** begin **

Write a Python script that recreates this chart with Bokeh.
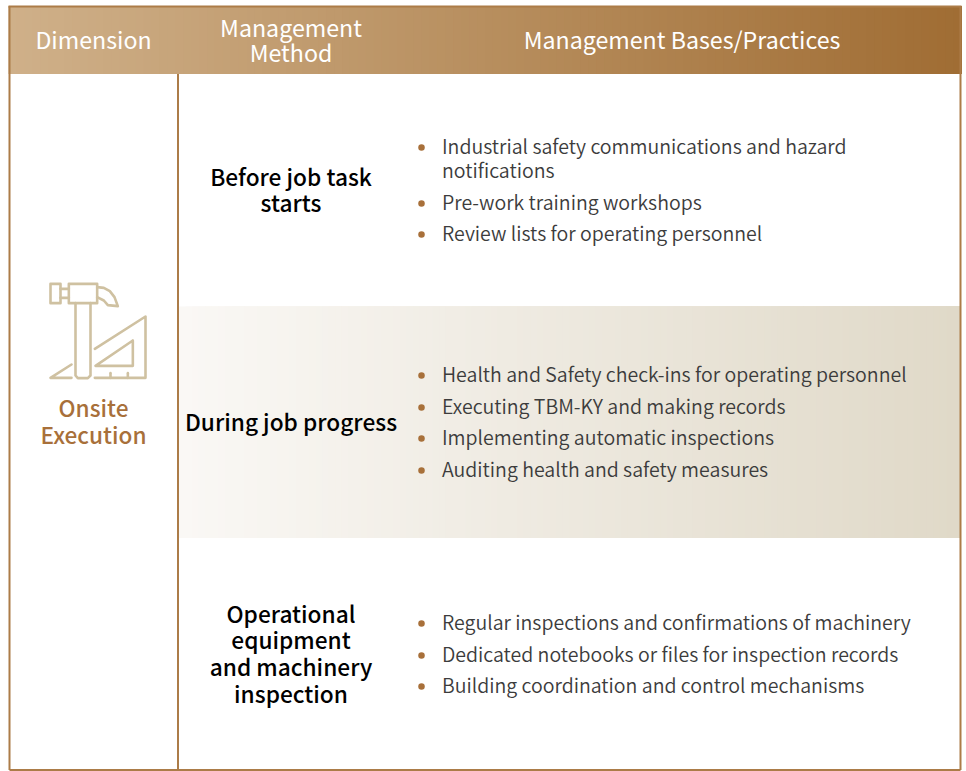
from bokeh.embed import file_html
from bokeh.resources import INLINE
from bokeh.plotting import figure
from bokeh.core.properties import value
from bokeh.models import Range1d

FONT = "Noto Sans CJK TC"
MED = "Noto Sans CJK TC Medium, Noto Sans CJK TC"
LIGHT = "Noto Sans CJK TC DemiLight, Noto Sans CJK TC"
W, H = 966, 771

# content
headers = ["Dimension", "Management", "Method", "Management Bases/Practices"]
header_x = [93, 290.5, 290.5, 681.5]
header_y = [38, 26, 51.5, 38]
dimension = ["Onsite", "Execution"]
dimension_y = [407, 434]
method_lines = ["Before job task", "starts", "During job progress", "Operational", "equipment",
                "and machinery", "inspection"]
method_y = [176, 202, 421, 613, 639, 666, 693]
practice_lines = ["Industrial safety communications and hazard", "notifications", "Pre-work training workshops",
                  "Review lists for operating personnel", "Health and Safety check-ins for operating personnel",
                  "Executing TBM-KY and making records", "Implementing automatic inspections",
                  "Auditing health and safety measures", "Regular inspections and confirmations of machinery",
                  "Dedicated notebooks or files for inspection records", "Building coordination and control mechanisms"]
practice_y = [145, 169, 201, 232, 373, 405, 436, 468, 621, 653, 684]
bullet_y = [147, 203, 234, 375, 407, 438, 470, 623, 655, 686]

# colours and geometry of the table
BORDER = "#AC7C48"
HEAD_L, HEAD_R = (207, 176, 137), (160, 109, 52)
BAND_L, BAND_R = (250, 248, 245), (224, 217, 200)
ICON = "#CFC1A1"
ACCENT = "#A8703A"


def mix(a, b, t):
    return "#%02x%02x%02x" % tuple(round(a[i] + (b[i] - a[i]) * t) for i in range(3))


p = figure(width=W, height=H, output_backend="svg", toolbar_location=None, min_border=0,
           x_range=Range1d(0, W), y_range=Range1d(H, 0), outline_line_color=None,
           background_fill_color="white", border_fill_color="white")
p.axis.visible = False
p.grid.visible = False


def gradient(x0, x1, y0, y1, a, b, steps=120):
    lefts = [x0 + (x1 - x0) * i / steps for i in range(steps)]
    cols = [mix(a, b, i / (steps - 1)) for i in range(steps)]
    p.quad(left=lefts, right=[x1] * steps, top=[y0] * steps, bottom=[y1] * steps,
           fill_color=cols, line_color=None)


gradient(8, 961, 5.5, 73.5, HEAD_L, HEAD_R)
gradient(178.5, 959, 306, 537.5, BAND_L, BAND_R)

# frame
p.multi_line(xs=[[9, 9], [960, 960], [9, 960], [177.5, 177.5]], ys=[[6, 769.5], [6, 769.5], [769.5, 769.5], [73.5, 769.5]],
             line_color=BORDER, line_width=2)
p.line([8, 961], [6, 6], line_color=BORDER, line_width=2)

# hammer + set-square icon (in 3x zoom coordinates)
def zx(v): return [a / 3 for a in v]
def zy(v): return [260 + a / 3 for a in v]

icon = [
    ([150, 180, 180, 150, 150], [70, 70, 128, 128, 70]),
    ([180, 205], [85, 85]), ([180, 205], [112, 112]),
    ([205, 290, 290, 205, 205], [70, 70, 128, 128, 70]),
    ([290, 310, 328, 342, 352, 322, 310, 290], [80, 82, 92, 110, 137, 134, 120, 110]),
    ([225, 225, 232, 262, 270, 270], [128, 345, 353, 353, 345, 128]),
    ([283, 435, 435, 283], [265, 168, 352, 352]),
    ([213, 150, 213], [312, 352, 352]),
    ([397, 397, 285, 397], [240, 316, 316, 240]),
    ([330, 330], [338, 352]), ([382, 382], [338, 352]),
]
p.multi_line(xs=[zx(a) for a, _ in icon], ys=[zy(b) for _, b in icon], line_color=ICON, line_width=2.6,
             line_join="round", line_cap="round")

p.text(x=header_x, y=header_y, text=headers, text_color="white", text_font=value(FONT),
       text_font_size="23.2px", text_align="center", text_baseline="alphabetic")
p.text(x=[93] * 2, y=dimension_y, text=dimension, text_color=ACCENT, text_font=value(MED),
       text_font_size="22.6px", text_align="center", text_baseline="alphabetic")
p.text(x=[290.5] * len(method_lines), y=method_y, text=method_lines, text_color="black", text_font=value(MED),
       text_font_size="22.7px", text_align="center", text_baseline="alphabetic")
p.text(x=[441.5] * len(practice_lines), y=practice_y, text=practice_lines, text_color="#3c3c3c",
       text_font=value(LIGHT), text_font_size="19.55px", text_align="left", text_baseline="alphabetic")
p.scatter(x=[421] * len(bullet_y), y=bullet_y, size=6.5, marker="circle", fill_color=ACCENT, line_color=None)

open("out.html", "w").write(file_html(p, INLINE))
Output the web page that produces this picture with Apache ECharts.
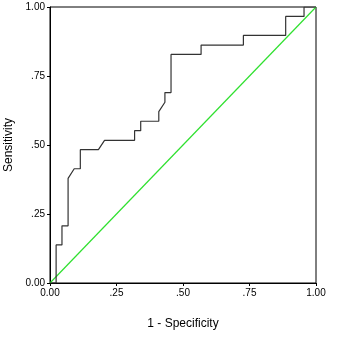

** end **

> **Written problem**
Find the word "this" in the entries above and gather every line that holds it.

> **Exercise answer**
Write a Python script that recreates this chart with Bokeh.
Output the web page that produces this picture with Apache ECharts.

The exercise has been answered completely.